:: Stored data ::
-- START --
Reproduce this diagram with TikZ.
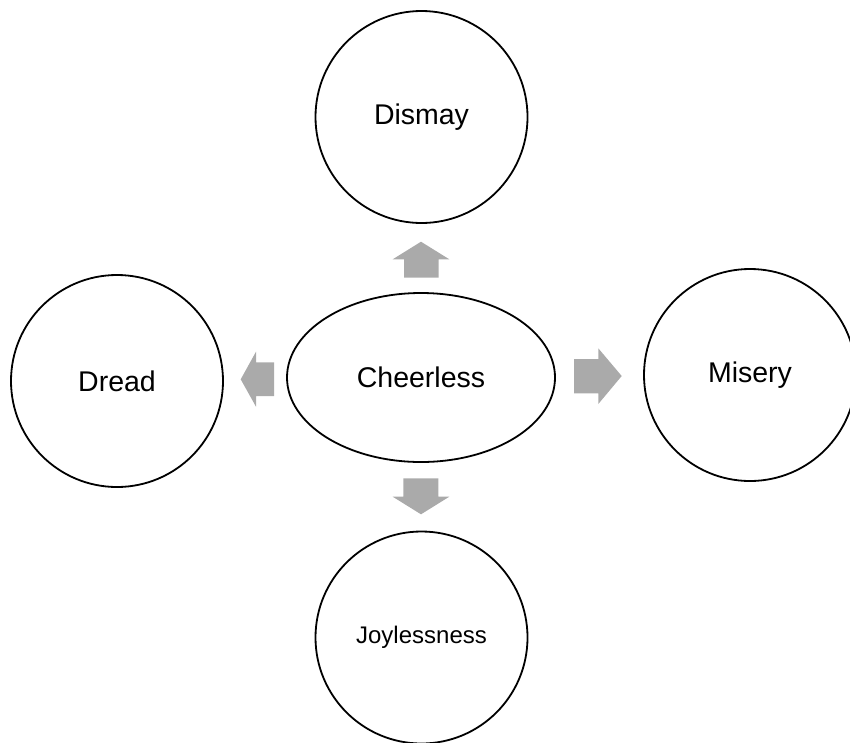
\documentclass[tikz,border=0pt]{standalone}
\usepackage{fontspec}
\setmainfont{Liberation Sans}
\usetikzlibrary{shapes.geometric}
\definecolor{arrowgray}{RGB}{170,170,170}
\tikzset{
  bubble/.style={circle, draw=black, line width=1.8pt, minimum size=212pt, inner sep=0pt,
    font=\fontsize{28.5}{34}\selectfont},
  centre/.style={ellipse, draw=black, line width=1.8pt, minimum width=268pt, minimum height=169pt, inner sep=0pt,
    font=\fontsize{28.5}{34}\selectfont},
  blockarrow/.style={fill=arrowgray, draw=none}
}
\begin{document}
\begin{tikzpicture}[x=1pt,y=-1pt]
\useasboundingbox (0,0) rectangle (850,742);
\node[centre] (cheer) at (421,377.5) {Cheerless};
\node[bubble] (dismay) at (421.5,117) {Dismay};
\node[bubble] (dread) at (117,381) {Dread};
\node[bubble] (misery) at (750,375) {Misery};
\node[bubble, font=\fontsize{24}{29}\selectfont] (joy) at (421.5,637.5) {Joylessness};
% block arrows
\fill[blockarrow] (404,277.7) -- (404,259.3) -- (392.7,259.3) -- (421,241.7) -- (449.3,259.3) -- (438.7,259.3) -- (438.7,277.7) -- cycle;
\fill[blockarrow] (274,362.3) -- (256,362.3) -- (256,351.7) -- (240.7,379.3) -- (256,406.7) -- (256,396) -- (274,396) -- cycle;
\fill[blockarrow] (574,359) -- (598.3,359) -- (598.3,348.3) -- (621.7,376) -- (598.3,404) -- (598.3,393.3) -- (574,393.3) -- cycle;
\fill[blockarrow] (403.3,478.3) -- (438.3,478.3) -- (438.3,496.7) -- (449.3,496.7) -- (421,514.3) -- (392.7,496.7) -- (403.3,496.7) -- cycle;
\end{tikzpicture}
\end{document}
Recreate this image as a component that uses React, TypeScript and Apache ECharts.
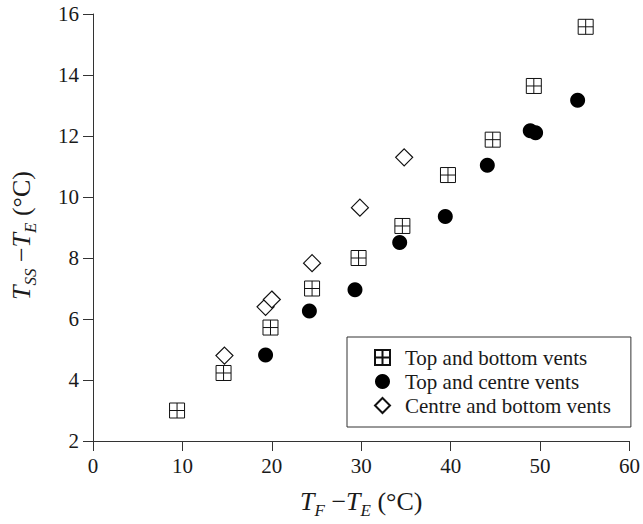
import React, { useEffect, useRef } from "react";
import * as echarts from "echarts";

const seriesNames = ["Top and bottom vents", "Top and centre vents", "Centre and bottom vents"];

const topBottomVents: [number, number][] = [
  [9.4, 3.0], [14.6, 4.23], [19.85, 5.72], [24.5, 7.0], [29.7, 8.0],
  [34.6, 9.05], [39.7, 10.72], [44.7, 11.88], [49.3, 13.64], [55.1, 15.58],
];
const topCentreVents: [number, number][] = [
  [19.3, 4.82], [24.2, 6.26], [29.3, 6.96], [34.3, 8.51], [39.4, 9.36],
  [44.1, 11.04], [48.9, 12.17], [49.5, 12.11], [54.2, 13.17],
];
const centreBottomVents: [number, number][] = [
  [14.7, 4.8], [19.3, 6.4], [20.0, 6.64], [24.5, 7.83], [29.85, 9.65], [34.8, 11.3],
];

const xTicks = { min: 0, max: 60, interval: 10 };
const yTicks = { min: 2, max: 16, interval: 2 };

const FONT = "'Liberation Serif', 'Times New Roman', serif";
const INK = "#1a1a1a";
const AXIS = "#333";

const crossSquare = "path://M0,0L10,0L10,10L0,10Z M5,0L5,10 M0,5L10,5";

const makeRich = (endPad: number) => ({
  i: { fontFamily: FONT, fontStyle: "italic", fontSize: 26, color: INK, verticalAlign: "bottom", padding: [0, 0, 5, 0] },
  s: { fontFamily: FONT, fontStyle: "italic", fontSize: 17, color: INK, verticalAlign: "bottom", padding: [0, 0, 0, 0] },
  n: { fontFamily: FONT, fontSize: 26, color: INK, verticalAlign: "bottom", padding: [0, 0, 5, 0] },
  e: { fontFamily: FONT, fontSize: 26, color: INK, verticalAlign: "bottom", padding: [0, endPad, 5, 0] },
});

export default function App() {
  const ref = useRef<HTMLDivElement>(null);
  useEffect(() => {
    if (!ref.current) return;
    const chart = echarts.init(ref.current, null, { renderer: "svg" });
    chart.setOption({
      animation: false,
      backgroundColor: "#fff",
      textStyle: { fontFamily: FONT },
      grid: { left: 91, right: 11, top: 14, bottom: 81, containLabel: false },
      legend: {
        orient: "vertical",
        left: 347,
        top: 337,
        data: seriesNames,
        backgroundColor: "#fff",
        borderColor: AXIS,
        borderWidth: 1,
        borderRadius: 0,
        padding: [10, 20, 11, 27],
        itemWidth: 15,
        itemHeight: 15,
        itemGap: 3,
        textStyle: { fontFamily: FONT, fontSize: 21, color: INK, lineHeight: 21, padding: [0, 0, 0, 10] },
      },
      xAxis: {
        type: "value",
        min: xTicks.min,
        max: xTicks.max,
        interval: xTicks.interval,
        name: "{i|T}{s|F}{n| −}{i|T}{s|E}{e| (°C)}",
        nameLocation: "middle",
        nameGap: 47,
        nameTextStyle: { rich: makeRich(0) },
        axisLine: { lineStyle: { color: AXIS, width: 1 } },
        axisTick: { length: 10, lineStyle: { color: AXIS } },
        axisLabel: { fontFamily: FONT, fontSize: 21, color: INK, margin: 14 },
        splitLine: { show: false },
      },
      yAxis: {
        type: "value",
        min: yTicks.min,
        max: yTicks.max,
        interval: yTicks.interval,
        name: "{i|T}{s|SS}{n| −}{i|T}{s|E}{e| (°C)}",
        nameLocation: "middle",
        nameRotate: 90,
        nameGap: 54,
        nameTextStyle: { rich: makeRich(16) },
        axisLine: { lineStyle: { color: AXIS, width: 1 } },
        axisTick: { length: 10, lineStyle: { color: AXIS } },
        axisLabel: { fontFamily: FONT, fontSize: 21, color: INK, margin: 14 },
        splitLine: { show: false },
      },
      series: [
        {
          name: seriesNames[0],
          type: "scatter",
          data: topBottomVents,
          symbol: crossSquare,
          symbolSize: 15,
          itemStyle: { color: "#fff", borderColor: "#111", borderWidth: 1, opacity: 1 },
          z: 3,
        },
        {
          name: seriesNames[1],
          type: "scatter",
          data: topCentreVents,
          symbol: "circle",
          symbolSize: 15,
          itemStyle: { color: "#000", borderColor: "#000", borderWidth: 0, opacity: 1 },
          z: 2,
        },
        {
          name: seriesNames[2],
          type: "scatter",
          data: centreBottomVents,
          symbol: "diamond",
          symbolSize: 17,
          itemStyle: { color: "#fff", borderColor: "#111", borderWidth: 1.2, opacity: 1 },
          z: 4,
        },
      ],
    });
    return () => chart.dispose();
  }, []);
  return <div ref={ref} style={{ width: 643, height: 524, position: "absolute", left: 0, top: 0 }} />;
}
-- END --
:: Written instruction ::
All of the data above should be transcribed verbatim, with pictures omitted.

:: Written reply ::
Reproduce this diagram with TikZ.
\documentclass[tikz,border=0pt]{standalone}
\usepackage{fontspec}
\setmainfont{Liberation Sans}
\usetikzlibrary{shapes.geometric}
\definecolor{arrowgray}{RGB}{170,170,170}
\tikzset{
  bubble/.style={circle, draw=black, line width=1.8pt, minimum size=212pt, inner sep=0pt,
    font=\fontsize{28.5}{34}\selectfont},
  centre/.style={ellipse, draw=black, line width=1.8pt, minimum width=268pt, minimum height=169pt, inner sep=0pt,
    font=\fontsize{28.5}{34}\selectfont},
  blockarrow/.style={fill=arrowgray, draw=none}
}
\begin{document}
\begin{tikzpicture}[x=1pt,y=-1pt]
\useasboundingbox (0,0) rectangle (850,742);
\node[centre] (cheer) at (421,377.5) {Cheerless};
\node[bubble] (dismay) at (421.5,117) {Dismay};
\node[bubble] (dread) at (117,381) {Dread};
\node[bubble] (misery) at (750,375) {Misery};
\node[bubble, font=\fontsize{24}{29}\selectfont] (joy) at (421.5,637.5) {Joylessness};
% block arrows
\fill[blockarrow] (404,277.7) -- (404,259.3) -- (392.7,259.3) -- (421,241.7) -- (449.3,259.3) -- (438.7,259.3) -- (438.7,277.7) -- cycle;
\fill[blockarrow] (274,362.3) -- (256,362.3) -- (256,351.7) -- (240.7,379.3) -- (256,406.7) -- (256,396) -- (274,396) -- cycle;
\fill[blockarrow] (574,359) -- (598.3,359) -- (598.3,348.3) -- (621.7,376) -- (598.3,404) -- (598.3,393.3) -- (574,393.3) -- cycle;
\fill[blockarrow] (403.3,478.3) -- (438.3,478.3) -- (438.3,496.7) -- (449.3,496.7) -- (421,514.3) -- (392.7,496.7) -- (403.3,496.7) -- cycle;
\end{tikzpicture}
\end{document}
Recreate this image as a component that uses React, TypeScript and Apache ECharts.
import React, { useEffect, useRef } from "react";
import * as echarts from "echarts";

const seriesNames = ["Top and bottom vents", "Top and centre vents", "Centre and bottom vents"];

const topBottomVents: [number, number][] = [
  [9.4, 3.0], [14.6, 4.23], [19.85, 5.72], [24.5, 7.0], [29.7, 8.0],
  [34.6, 9.05], [39.7, 10.72], [44.7, 11.88], [49.3, 13.64], [55.1, 15.58],
];
const topCentreVents: [number, number][] = [
  [19.3, 4.82], [24.2, 6.26], [29.3, 6.96], [34.3, 8.51], [39.4, 9.36],
  [44.1, 11.04], [48.9, 12.17], [49.5, 12.11], [54.2, 13.17],
];
const centreBottomVents: [number, number][] = [
  [14.7, 4.8], [19.3, 6.4], [20.0, 6.64], [24.5, 7.83], [29.85, 9.65], [34.8, 11.3],
];

const xTicks = { min: 0, max: 60, interval: 10 };
const yTicks = { min: 2, max: 16, interval: 2 };

const FONT = "'Liberation Serif', 'Times New Roman', serif";
const INK = "#1a1a1a";
const AXIS = "#333";

const crossSquare = "path://M0,0L10,0L10,10L0,10Z M5,0L5,10 M0,5L10,5";

const makeRich = (endPad: number) => ({
  i: { fontFamily: FONT, fontStyle: "italic", fontSize: 26, color: INK, verticalAlign: "bottom", padding: [0, 0, 5, 0] },
  s: { fontFamily: FONT, fontStyle: "italic", fontSize: 17, color: INK, verticalAlign: "bottom", padding: [0, 0, 0, 0] },
  n: { fontFamily: FONT, fontSize: 26, color: INK, verticalAlign: "bottom", padding: [0, 0, 5, 0] },
  e: { fontFamily: FONT, fontSize: 26, color: INK, verticalAlign: "bottom", padding: [0, endPad, 5, 0] },
});

export default function App() {
  const ref = useRef<HTMLDivElement>(null);
  useEffect(() => {
    if (!ref.current) return;
    const chart = echarts.init(ref.current, null, { renderer: "svg" });
    chart.setOption({
      animation: false,
      backgroundColor: "#fff",
      textStyle: { fontFamily: FONT },
      grid: { left: 91, right: 11, top: 14, bottom: 81, containLabel: false },
      legend: {
        orient: "vertical",
        left: 347,
        top: 337,
        data: seriesNames,
        backgroundColor: "#fff",
        borderColor: AXIS,
        borderWidth: 1,
        borderRadius: 0,
        padding: [10, 20, 11, 27],
        itemWidth: 15,
        itemHeight: 15,
        itemGap: 3,
        textStyle: { fontFamily: FONT, fontSize: 21, color: INK, lineHeight: 21, padding: [0, 0, 0, 10] },
      },
      xAxis: {
        type: "value",
        min: xTicks.min,
        max: xTicks.max,
        interval: xTicks.interval,
        name: "{i|T}{s|F}{n| −}{i|T}{s|E}{e| (°C)}",
        nameLocation: "middle",
        nameGap: 47,
        nameTextStyle: { rich: makeRich(0) },
        axisLine: { lineStyle: { color: AXIS, width: 1 } },
        axisTick: { length: 10, lineStyle: { color: AXIS } },
        axisLabel: { fontFamily: FONT, fontSize: 21, color: INK, margin: 14 },
        splitLine: { show: false },
      },
      yAxis: {
        type: "value",
        min: yTicks.min,
        max: yTicks.max,
        interval: yTicks.interval,
        name: "{i|T}{s|SS}{n| −}{i|T}{s|E}{e| (°C)}",
        nameLocation: "middle",
        nameRotate: 90,
        nameGap: 54,
        nameTextStyle: { rich: makeRich(16) },
        axisLine: { lineStyle: { color: AXIS, width: 1 } },
        axisTick: { length: 10, lineStyle: { color: AXIS } },
        axisLabel: { fontFamily: FONT, fontSize: 21, color: INK, margin: 14 },
        splitLine: { show: false },
      },
      series: [
        {
          name: seriesNames[0],
          type: "scatter",
          data: topBottomVents,
          symbol: crossSquare,
          symbolSize: 15,
          itemStyle: { color: "#fff", borderColor: "#111", borderWidth: 1, opacity: 1 },
          z: 3,
        },
        {
          name: seriesNames[1],
          type: "scatter",
          data: topCentreVents,
          symbol: "circle",
          symbolSize: 15,
          itemStyle: { color: "#000", borderColor: "#000", borderWidth: 0, opacity: 1 },
          z: 2,
        },
        {
          name: seriesNames[2],
          type: "scatter",
          data: centreBottomVents,
          symbol: "diamond",
          symbolSize: 17,
          itemStyle: { color: "#fff", borderColor: "#111", borderWidth: 1.2, opacity: 1 },
          z: 4,
        },
      ],
    });
    return () => chart.dispose();
  }, []);
  return <div ref={ref} style={{ width: 643, height: 524, position: "absolute", left: 0, top: 0 }} />;
}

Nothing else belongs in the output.